OPINIÓN

Inmovilidad

Preso de la escayola y pierna en alto, no me queda otra que sentirme identificado con el James Steward

RAMÓN PÉREZ MONTERO

La verdad es que, preso de la escayola y pierna en alto, ahora no me queda otra que sentirme identificado con el James Steward protagonista del film de Hitchcook The rear window. En dique seco y contemplando el mundo que gira a mi alrededor desde una perspectiva casi fija. Un mundo cuyas dimensiones de espacio y tiempo andan algo trastornadas con el aumento de las distancias y la ralentización del paso de las horas.

Un simple resbalón te enfrenta al carácter azaroso de nuestra existencia. Te hace entender que la vida puede cambiar de rumbo de un instante para otro. Caminamos con una seguridad ficticia y nos hacemos planes de futuro que se pueden ir al traste de un minuto para otro. Vendas que colocamos ante nuestros ojos para, cuando menos, hacer soportable el continuo vértigo del vivir.

Tratando de recortar minutos al día, leo ahora con pasión el libro Quantum Mind, de Arnold Mindell. Camino tras sus pasos por el borde entre física y psicología que él mismo traza, dejándome convencer de que un pie roto en el plano de la realidad no te impide moverte libremente por el mundo de los sueños. Siendo el territorio de lo real el reducto mínimo de lo que podemos ver frente al vasto universo de lo invisible. Lo numinoso como telón de fondo de las formas que somos capaces de detectar por medio de nuestros sentidos ordinarios.

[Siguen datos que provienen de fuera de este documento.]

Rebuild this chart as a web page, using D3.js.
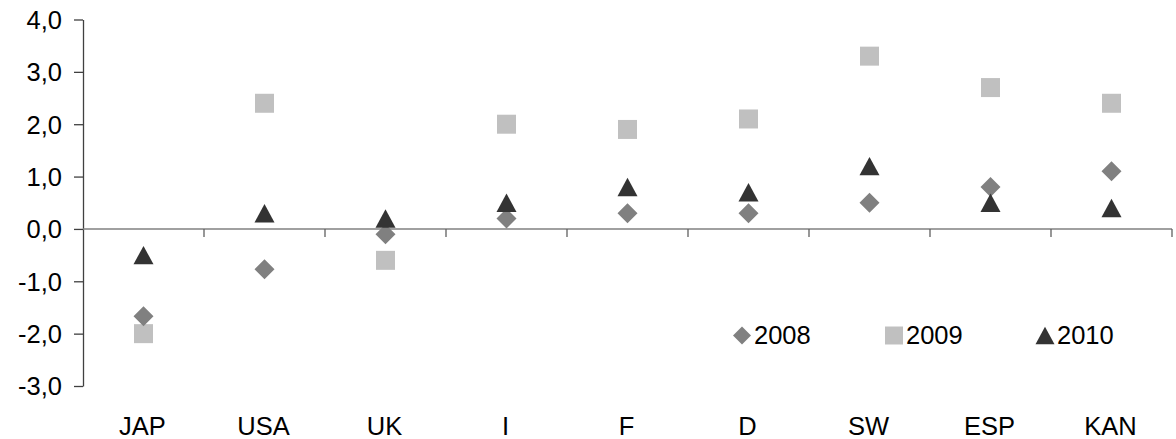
<!DOCTYPE html>
<html>
<head>
<meta charset="utf-8">
<script src="https://cdn.jsdelivr.net/npm/d3@7"></script>
<style>
  html, body { margin: 0; padding: 0; background: #fff; }
  svg { display: block; font-family: "Liberation Sans", Arial, sans-serif; }
</style>
</head>
<body>
<svg id="chart" width="1176" height="439"></svg>
<script>
const categories = ["JAP", "USA", "UK", "I", "F", "D", "SW", "ESP", "KAN"];
const values2008 = [-1.67, -0.77, -0.1, 0.2, 0.3, 0.3, 0.5, 0.8, 1.1];
const values2009 = [-2.0, 2.4, -0.6, 2.0, 1.9, 2.1, 3.3, 2.7, 2.4];
const values2010 = [-0.5, 0.3, 0.2, 0.5, 0.8, 0.7, 1.2, 0.5, 0.4];
const yTicks = [-3, -2, -1, 0, 1, 2, 3, 4];
const seriesNames = ["2008", "2009", "2010"];

(function () {
const svg = d3.select("#chart");
const plotLeft = 83, plotRight = 1172, plotTop = 19.5, plotBottom = 386;
const FS = 25.5;

const x = d3.scaleBand().domain(categories).range([plotLeft, plotRight]).padding(0);
const y = d3.scaleLinear().domain([-3, 4]).range([plotBottom, plotTop]);

const fmt = v => d3.format(".1f")(v).replace(".", ",").replace("−", "-");

// Y axis
const yAxis = d3.axisLeft(y).tickValues(yTicks).tickSize(9).tickSizeOuter(0).tickPadding(12).tickFormat(fmt);
const gy = svg.append("g").attr("transform", `translate(${plotLeft},0)`).call(yAxis);
gy.select(".domain").attr("stroke", "#404040").attr("stroke-width", 1.3);
gy.selectAll(".tick line").attr("stroke", "#404040").attr("stroke-width", 1.3);
gy.selectAll(".tick text").attr("font-size", FS).attr("fill", "#000")
  .attr("font-family", "'Liberation Sans', Arial, sans-serif").attr("dy", "0.35em");

// X axis along zero
const y0 = y(0);
const gx = svg.append("g");
gx.append("line").attr("x1", plotLeft).attr("x2", plotRight).attr("y1", y0).attr("y2", y0)
  .attr("stroke", "#808080").attr("stroke-width", 1.5);
gx.selectAll("line.xt").data(categories).enter().append("line").attr("class", "xt")
  .attr("x1", d => x(d) + x.bandwidth()).attr("x2", d => x(d) + x.bandwidth())
  .attr("y1", y0).attr("y2", y0 + 8).attr("stroke", "#606060").attr("stroke-width", 1.3);

// Category labels at bottom
svg.append("g").selectAll("text").data(categories).enter().append("text")
  .attr("x", d => x(d) + x.bandwidth() / 2 - 1)
  .attr("y", 435)
  .attr("text-anchor", "middle")
  .attr("font-size", FS)
  .attr("fill", "#000")
  .text(d => d);

// Marker shapes
function diamond(s) { const h = s / 2; return `M0,${-h}L${h},0L0,${h}L${-h},0Z`; }
function square(s) { const h = s / 2; return `M${-h},${-h}H${h}V${h}H${-h}Z`; }
function triangle(s) { const w = s / 2, h = s * 0.46; return `M0,${-h}L${w},${h}L${-w},${h}Z`; }

const series = [
  { name: seriesNames[0], values: values2008, shape: diamond, size: 20, color: "#808080", lsize: 18 },
  { name: seriesNames[1], values: values2009, shape: square, size: 19, color: "#c0c0c0", lsize: 18 },
  { name: seriesNames[2], values: values2010, shape: triangle, size: 20, color: "#333333", lsize: 19 }
];

const cx = d => x(d) + x.bandwidth() / 2;

[series[1], series[0], series[2]].forEach(s => {
  svg.append("g").selectAll("path").data(categories).enter().append("path")
    .attr("d", s.shape(s.size))
    .attr("transform", (d, i) => `translate(${cx(d)},${y(s.values[i])})`)
    .attr("fill", s.color);
});

// Legend
const legendY = 335.5;
const legendX = [742, 894, 1045];
series.forEach((s, i) => {
  const g = svg.append("g").attr("transform", `translate(${legendX[i]},${legendY})`);
  g.append("path").attr("d", s.shape(s.lsize)).attr("fill", s.color);
  g.append("text").attr("x", 12).attr("y", 0).attr("dy", "0.35em")
    .attr("font-size", FS).attr("fill", "#000").text(s.name);
});
})();
</script>
</body>
</html>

La televisión, como otra forma de combatir el tedio de mi inesperada cotidianeidad, constituye mi ventana indiscreta. Me evado por momentos con ese nuevo opio del pueblo del credo futbolístico, donde multimillonarios en calzón corto se erigen en los semidioses de las modernas mitologías. O contemplo, del modo en que lo hace el fotógrafo Jefferies desde su apartamento, la marcha de la actualidad en los noticiarios. Asisto, pues, pasmado a esa cumbre de alta peluquería que ha sido el encuentro entre Trump y Kim. El flequillo rubio pollo del vaquero fanfarrón frente al rapado del coreano que, pese a todo, no permite leerle los pensamientos (como decíamos cuando niños al ver a un compañero pelado al cero). Dispuestos ambos, en su papel de líderes de masas, a pagar el precio en sangre de muchos de sus telespectadores.

Por medio del teleobjetivo indiscreto de las cámaras de televisión, soy testigo del gran holocausto casi diario del drama migratorio. Nuestra pequeña ínsula de bienestar y progreso ilusorio viéndose asediada, invadida, orlada de los cadáveres flotantes de los cientos de miles que acuden a comer nuestras migajas. Alguien, en un alarde de racionalidad, superpuso días atrás un mapa de la diminuta Europa sobre el del continente africano, para demostrar palpablemente que este segundo no cabe en el primero. En términos de geografía humana indudablemente no, pero sí que han cabido siempre, y continúan cabiendo, sus materias primas y su mano de obra esclava. Estamos empezando a tomar conciencia de que tendremos que pagar el precio, todavía no muy alto, de siglos de explotación y masacre.

Prefiero apartar mi vista de esa ventana indiscreta de crímenes diarios y asesinos encumbrados, y devolverla de inmediato al libro. Mindell, cuando menos, me ofrece un soplo de esperanza al vaticinar un futuro desarrollo científico donde la estricta razón humana dé entrada, en el cálculo de sus fórmulas, a los sueños de los hombres. El universo que nos ha creado y que creamos nosotros al mismo tiempo, no solo está constituido por lo que es capaz de procesar las implacables algoritmos de nuestra razón.